» **Aim**: How many lines of the material below contain the string "this"? Answer with the number and nothing else.
-- Start of Exercise material --
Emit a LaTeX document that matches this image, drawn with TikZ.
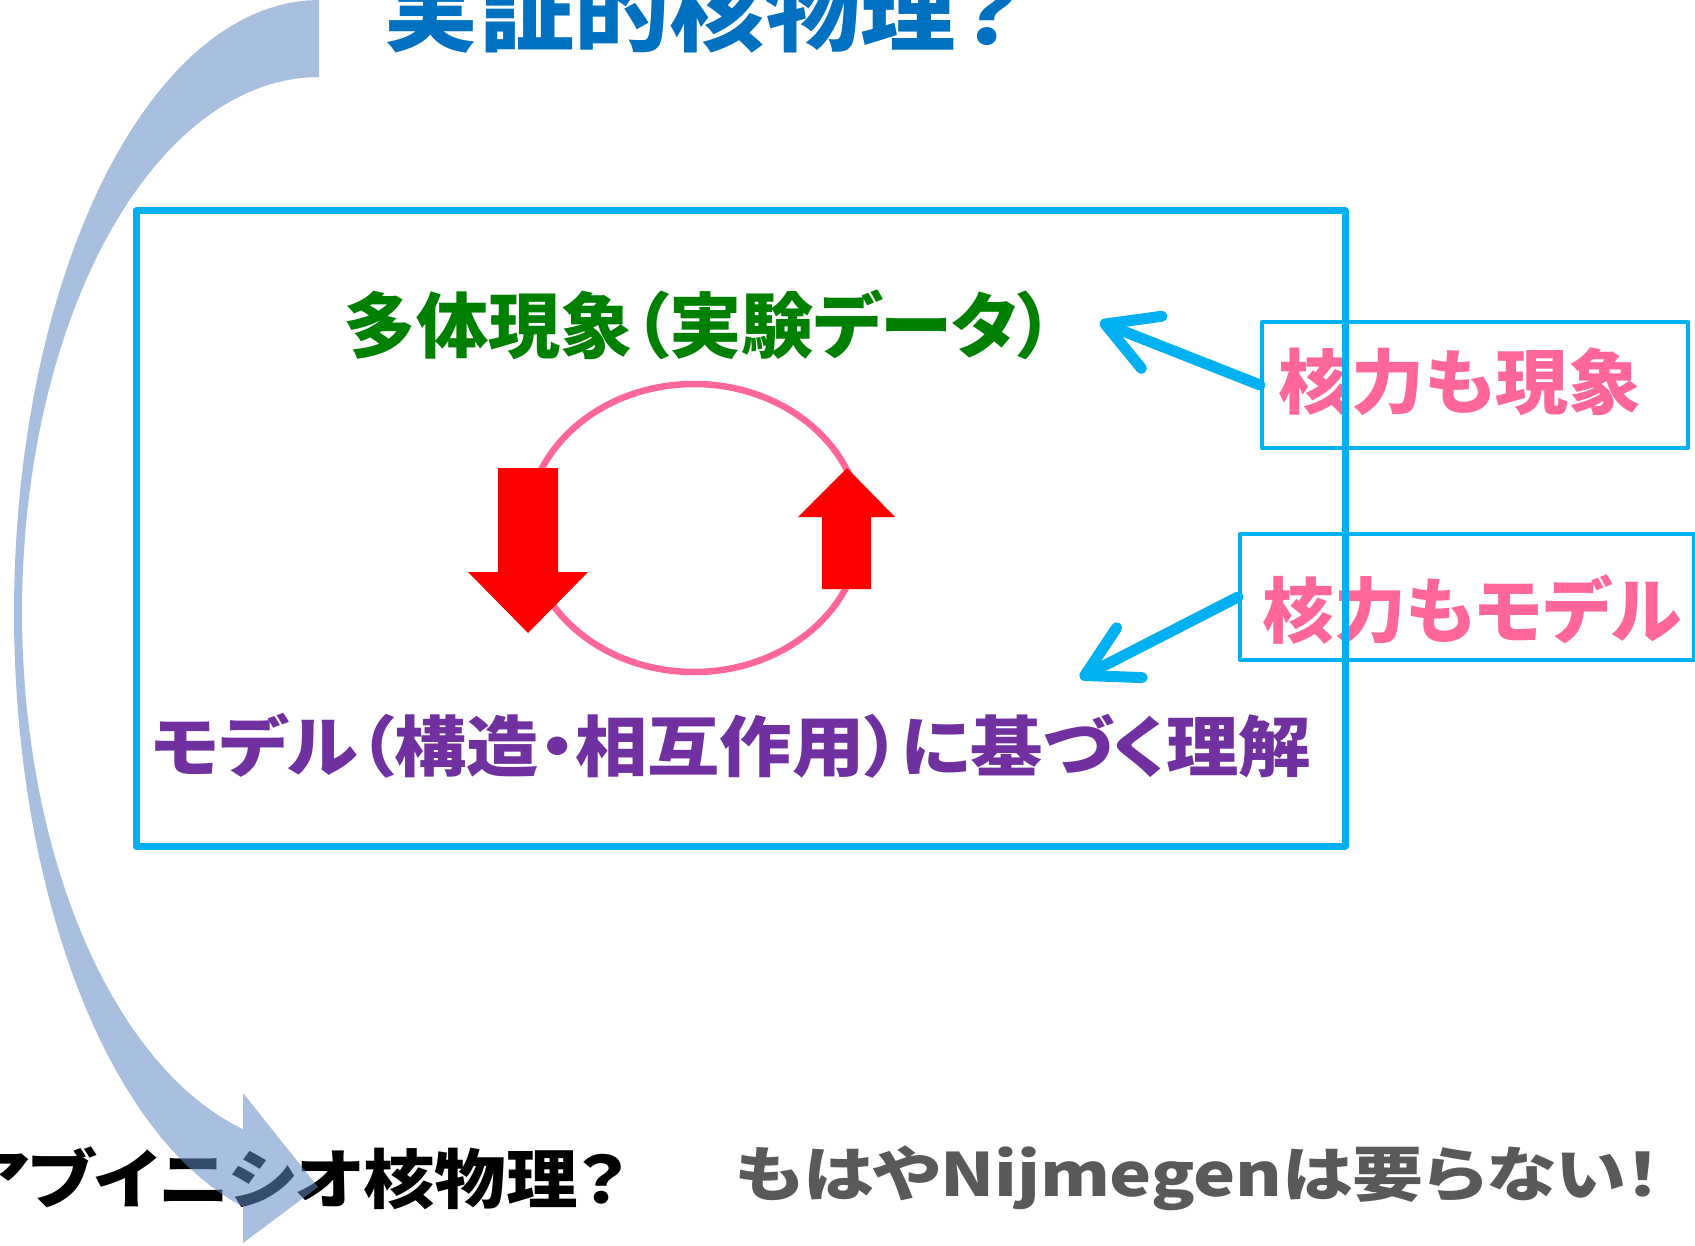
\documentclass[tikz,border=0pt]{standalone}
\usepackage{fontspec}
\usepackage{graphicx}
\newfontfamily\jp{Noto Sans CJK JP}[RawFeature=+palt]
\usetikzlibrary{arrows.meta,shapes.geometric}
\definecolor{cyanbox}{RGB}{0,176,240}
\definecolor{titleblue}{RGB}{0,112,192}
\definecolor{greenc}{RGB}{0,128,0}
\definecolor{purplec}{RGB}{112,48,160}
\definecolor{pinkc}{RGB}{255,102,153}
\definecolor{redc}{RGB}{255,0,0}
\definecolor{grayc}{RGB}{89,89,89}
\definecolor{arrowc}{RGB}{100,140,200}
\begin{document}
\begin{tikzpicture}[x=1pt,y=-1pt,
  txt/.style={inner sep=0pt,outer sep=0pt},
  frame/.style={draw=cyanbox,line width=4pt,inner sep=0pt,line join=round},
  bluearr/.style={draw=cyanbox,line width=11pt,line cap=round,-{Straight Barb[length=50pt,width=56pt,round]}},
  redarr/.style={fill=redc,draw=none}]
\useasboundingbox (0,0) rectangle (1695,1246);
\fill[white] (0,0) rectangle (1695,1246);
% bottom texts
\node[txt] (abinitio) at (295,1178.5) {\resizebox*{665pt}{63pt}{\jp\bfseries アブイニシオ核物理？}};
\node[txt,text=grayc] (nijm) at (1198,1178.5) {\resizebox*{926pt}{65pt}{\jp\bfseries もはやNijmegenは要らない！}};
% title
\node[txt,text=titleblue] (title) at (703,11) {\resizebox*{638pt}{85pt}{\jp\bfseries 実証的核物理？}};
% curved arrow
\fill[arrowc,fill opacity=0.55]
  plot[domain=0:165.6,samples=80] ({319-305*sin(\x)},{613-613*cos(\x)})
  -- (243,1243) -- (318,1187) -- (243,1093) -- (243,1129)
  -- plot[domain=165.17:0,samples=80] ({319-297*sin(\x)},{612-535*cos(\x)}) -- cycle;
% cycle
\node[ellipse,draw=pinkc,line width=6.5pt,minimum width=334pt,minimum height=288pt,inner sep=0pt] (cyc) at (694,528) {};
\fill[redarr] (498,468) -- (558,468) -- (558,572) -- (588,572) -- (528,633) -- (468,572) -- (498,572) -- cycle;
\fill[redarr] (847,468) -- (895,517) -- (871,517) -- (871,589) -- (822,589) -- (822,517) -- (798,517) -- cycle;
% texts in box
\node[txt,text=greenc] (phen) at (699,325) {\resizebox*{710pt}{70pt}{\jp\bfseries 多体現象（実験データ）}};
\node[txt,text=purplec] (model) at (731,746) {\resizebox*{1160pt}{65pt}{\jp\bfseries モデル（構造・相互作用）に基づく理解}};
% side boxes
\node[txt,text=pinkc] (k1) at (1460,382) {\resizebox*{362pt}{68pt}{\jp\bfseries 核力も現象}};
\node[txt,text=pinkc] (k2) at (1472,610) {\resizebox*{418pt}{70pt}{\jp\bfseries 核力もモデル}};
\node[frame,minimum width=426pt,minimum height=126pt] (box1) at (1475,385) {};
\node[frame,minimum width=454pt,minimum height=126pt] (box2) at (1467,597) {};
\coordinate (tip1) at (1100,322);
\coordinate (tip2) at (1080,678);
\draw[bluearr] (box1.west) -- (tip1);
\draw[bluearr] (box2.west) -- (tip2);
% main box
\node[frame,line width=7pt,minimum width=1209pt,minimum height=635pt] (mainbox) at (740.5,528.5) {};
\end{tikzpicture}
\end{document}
-- End of Exercise material --
-- Start of Exercise material --
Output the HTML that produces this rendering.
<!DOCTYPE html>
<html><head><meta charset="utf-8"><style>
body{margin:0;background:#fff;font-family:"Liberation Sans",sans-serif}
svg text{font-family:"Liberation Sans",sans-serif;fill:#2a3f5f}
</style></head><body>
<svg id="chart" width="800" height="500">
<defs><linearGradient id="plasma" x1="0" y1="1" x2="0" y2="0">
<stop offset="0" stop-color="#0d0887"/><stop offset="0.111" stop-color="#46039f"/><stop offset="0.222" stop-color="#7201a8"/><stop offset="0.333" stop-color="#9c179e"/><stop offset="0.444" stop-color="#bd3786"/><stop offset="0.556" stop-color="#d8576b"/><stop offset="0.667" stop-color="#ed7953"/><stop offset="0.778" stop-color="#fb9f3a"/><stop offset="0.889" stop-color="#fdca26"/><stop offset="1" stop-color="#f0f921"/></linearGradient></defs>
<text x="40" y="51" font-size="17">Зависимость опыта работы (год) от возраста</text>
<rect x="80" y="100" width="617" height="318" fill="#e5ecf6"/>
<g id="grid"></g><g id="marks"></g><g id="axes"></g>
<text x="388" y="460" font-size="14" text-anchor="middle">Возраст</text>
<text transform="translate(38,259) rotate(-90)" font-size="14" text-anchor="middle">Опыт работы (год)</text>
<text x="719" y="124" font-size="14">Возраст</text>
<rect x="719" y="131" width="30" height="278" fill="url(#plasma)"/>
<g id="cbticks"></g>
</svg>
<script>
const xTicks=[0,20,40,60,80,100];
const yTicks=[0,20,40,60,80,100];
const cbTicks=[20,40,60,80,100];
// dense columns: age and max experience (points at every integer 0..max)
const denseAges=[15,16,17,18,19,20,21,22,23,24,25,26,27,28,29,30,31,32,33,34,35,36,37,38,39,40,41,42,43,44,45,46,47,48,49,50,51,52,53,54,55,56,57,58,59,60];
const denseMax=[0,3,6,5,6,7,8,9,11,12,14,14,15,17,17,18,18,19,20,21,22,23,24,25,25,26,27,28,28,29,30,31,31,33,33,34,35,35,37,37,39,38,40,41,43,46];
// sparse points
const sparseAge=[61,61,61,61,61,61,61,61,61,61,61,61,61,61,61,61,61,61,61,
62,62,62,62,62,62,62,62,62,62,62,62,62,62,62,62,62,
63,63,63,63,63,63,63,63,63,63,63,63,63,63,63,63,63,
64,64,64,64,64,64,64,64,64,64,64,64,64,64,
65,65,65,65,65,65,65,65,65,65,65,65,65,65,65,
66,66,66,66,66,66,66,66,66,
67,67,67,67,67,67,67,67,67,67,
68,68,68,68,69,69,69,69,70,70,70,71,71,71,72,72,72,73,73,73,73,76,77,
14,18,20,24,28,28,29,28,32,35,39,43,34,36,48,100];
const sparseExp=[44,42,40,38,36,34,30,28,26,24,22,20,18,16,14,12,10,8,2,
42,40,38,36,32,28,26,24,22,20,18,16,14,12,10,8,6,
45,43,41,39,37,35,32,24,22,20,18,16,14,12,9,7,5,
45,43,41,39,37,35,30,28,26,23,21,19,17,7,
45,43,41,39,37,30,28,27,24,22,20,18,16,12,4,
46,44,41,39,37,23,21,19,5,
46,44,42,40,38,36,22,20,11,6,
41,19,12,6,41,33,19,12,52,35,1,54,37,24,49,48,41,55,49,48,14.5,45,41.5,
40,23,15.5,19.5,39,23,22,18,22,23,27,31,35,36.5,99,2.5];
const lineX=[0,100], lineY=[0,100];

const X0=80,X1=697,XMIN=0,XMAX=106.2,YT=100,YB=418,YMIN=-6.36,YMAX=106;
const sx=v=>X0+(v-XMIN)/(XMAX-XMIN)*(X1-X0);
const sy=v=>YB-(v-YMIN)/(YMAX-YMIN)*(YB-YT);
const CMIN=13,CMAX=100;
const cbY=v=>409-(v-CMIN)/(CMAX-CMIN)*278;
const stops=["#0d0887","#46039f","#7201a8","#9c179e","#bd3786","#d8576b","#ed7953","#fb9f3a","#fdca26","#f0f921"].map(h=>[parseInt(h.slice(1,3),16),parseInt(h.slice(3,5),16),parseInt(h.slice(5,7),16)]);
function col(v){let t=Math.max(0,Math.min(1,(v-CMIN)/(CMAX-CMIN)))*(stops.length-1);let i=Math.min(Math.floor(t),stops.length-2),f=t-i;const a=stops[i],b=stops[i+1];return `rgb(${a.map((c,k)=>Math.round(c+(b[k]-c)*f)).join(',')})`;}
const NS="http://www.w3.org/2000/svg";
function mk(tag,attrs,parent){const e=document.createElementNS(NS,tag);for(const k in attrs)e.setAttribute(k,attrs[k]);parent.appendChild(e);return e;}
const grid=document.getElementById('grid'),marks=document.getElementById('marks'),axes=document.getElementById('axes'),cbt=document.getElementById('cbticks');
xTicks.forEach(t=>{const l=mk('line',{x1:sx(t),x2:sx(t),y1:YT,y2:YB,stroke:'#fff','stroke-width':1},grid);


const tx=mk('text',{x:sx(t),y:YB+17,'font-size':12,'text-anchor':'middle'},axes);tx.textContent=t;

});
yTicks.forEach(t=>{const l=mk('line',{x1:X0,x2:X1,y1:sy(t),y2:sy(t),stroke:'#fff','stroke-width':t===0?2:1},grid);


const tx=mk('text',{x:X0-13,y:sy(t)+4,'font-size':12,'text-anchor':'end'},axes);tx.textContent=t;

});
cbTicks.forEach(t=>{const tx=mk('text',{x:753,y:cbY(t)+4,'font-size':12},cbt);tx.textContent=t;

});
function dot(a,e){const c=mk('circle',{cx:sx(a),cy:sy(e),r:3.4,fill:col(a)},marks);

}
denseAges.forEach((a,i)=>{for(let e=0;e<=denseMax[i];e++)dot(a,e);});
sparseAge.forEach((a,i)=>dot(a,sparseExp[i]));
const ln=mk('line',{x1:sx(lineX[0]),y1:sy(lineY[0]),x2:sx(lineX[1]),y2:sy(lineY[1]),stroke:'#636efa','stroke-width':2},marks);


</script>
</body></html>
-- End of Exercise material --
» **Answer below**: 2